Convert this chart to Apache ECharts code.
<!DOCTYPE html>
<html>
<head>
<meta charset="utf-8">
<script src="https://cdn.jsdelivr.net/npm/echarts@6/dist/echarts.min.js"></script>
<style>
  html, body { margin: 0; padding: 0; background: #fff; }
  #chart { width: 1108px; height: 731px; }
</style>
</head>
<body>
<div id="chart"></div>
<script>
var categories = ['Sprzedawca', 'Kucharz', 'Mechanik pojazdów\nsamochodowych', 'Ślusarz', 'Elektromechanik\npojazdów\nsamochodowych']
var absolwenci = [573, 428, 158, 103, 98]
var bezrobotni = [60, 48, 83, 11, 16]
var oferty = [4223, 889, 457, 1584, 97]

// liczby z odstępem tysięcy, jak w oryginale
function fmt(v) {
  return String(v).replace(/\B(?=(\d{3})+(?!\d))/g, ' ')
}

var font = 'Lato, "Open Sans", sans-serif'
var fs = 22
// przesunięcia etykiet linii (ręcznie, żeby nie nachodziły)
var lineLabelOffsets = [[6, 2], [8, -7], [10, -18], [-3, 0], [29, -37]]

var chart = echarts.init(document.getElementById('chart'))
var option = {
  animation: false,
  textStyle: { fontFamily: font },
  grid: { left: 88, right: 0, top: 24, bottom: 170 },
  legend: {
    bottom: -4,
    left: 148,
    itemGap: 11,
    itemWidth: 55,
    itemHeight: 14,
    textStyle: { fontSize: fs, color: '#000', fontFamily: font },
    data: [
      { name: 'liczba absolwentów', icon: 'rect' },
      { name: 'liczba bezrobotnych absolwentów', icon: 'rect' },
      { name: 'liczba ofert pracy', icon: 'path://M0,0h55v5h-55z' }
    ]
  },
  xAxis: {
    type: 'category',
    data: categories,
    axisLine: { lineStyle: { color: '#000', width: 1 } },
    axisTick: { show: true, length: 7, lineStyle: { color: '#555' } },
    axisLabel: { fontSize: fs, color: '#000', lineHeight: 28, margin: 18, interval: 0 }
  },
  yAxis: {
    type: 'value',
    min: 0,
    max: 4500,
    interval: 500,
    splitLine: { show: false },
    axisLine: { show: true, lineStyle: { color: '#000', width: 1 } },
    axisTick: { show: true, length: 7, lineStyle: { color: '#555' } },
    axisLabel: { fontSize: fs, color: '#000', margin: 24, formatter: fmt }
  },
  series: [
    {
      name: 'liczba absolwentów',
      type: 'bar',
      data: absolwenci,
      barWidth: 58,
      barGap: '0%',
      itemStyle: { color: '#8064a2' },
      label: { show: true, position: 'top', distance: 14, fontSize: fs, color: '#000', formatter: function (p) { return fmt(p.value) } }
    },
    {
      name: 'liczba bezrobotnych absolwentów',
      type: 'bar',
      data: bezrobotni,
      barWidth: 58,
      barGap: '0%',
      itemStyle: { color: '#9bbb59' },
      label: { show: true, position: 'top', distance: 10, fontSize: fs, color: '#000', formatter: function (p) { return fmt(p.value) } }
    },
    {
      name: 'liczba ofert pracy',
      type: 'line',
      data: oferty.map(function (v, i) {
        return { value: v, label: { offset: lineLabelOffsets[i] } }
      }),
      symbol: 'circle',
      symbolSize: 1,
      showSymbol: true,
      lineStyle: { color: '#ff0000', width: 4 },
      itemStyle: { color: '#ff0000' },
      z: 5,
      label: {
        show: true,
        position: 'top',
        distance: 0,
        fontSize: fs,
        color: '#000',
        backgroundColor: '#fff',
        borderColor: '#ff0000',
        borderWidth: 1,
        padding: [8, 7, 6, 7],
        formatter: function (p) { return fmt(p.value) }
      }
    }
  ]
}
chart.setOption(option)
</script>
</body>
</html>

Task to carry out> Transcribe the material exactly as it reads.

Solved problem>
Convert this chart to Apache ECharts code.
<!DOCTYPE html>
<html>
<head>
<meta charset="utf-8">
<script src="https://cdn.jsdelivr.net/npm/echarts@6/dist/echarts.min.js"></script>
<style>
  html, body { margin: 0; padding: 0; background: #fff; }
  #chart { width: 1108px; height: 731px; }
</style>
</head>
<body>
<div id="chart"></div>
<script>
var categories = ['Sprzedawca', 'Kucharz', 'Mechanik pojazdów\nsamochodowych', 'Ślusarz', 'Elektromechanik\npojazdów\nsamochodowych']
var absolwenci = [573, 428, 158, 103, 98]
var bezrobotni = [60, 48, 83, 11, 16]
var oferty = [4223, 889, 457, 1584, 97]

// liczby z odstępem tysięcy, jak w oryginale
function fmt(v) {
  return String(v).replace(/\B(?=(\d{3})+(?!\d))/g, ' ')
}

var font = 'Lato, "Open Sans", sans-serif'
var fs = 22
// przesunięcia etykiet linii (ręcznie, żeby nie nachodziły)
var lineLabelOffsets = [[6, 2], [8, -7], [10, -18], [-3, 0], [29, -37]]

var chart = echarts.init(document.getElementById('chart'))
var option = {
  animation: false,
  textStyle: { fontFamily: font },
  grid: { left: 88, right: 0, top: 24, bottom: 170 },
  legend: {
    bottom: -4,
    left: 148,
    itemGap: 11,
    itemWidth: 55,
    itemHeight: 14,
    textStyle: { fontSize: fs, color: '#000', fontFamily: font },
    data: [
      { name: 'liczba absolwentów', icon: 'rect' },
      { name: 'liczba bezrobotnych absolwentów', icon: 'rect' },
      { name: 'liczba ofert pracy', icon: 'path://M0,0h55v5h-55z' }
    ]
  },
  xAxis: {
    type: 'category',
    data: categories,
    axisLine: { lineStyle: { color: '#000', width: 1 } },
    axisTick: { show: true, length: 7, lineStyle: { color: '#555' } },
    axisLabel: { fontSize: fs, color: '#000', lineHeight: 28, margin: 18, interval: 0 }
  },
  yAxis: {
    type: 'value',
    min: 0,
    max: 4500,
    interval: 500,
    splitLine: { show: false },
    axisLine: { show: true, lineStyle: { color: '#000', width: 1 } },
    axisTick: { show: true, length: 7, lineStyle: { color: '#555' } },
    axisLabel: { fontSize: fs, color: '#000', margin: 24, formatter: fmt }
  },
  series: [
    {
      name: 'liczba absolwentów',
      type: 'bar',
      data: absolwenci,
      barWidth: 58,
      barGap: '0%',
      itemStyle: { color: '#8064a2' },
      label: { show: true, position: 'top', distance: 14, fontSize: fs, color: '#000', formatter: function (p) { return fmt(p.value) } }
    },
    {
      name: 'liczba bezrobotnych absolwentów',
      type: 'bar',
      data: bezrobotni,
      barWidth: 58,
      barGap: '0%',
      itemStyle: { color: '#9bbb59' },
      label: { show: true, position: 'top', distance: 10, fontSize: fs, color: '#000', formatter: function (p) { return fmt(p.value) } }
    },
    {
      name: 'liczba ofert pracy',
      type: 'line',
      data: oferty.map(function (v, i) {
        return { value: v, label: { offset: lineLabelOffsets[i] } }
      }),
      symbol: 'circle',
      symbolSize: 1,
      showSymbol: true,
      lineStyle: { color: '#ff0000', width: 4 },
      itemStyle: { color: '#ff0000' },
      z: 5,
      label: {
        show: true,
        position: 'top',
        distance: 0,
        fontSize: fs,
        color: '#000',
        backgroundColor: '#fff',
        borderColor: '#ff0000',
        borderWidth: 1,
        padding: [8, 7, 6, 7],
        formatter: function (p) { return fmt(p.value) }
      }
    }
  ]
}
chart.setOption(option)
</script>
</body>
</html>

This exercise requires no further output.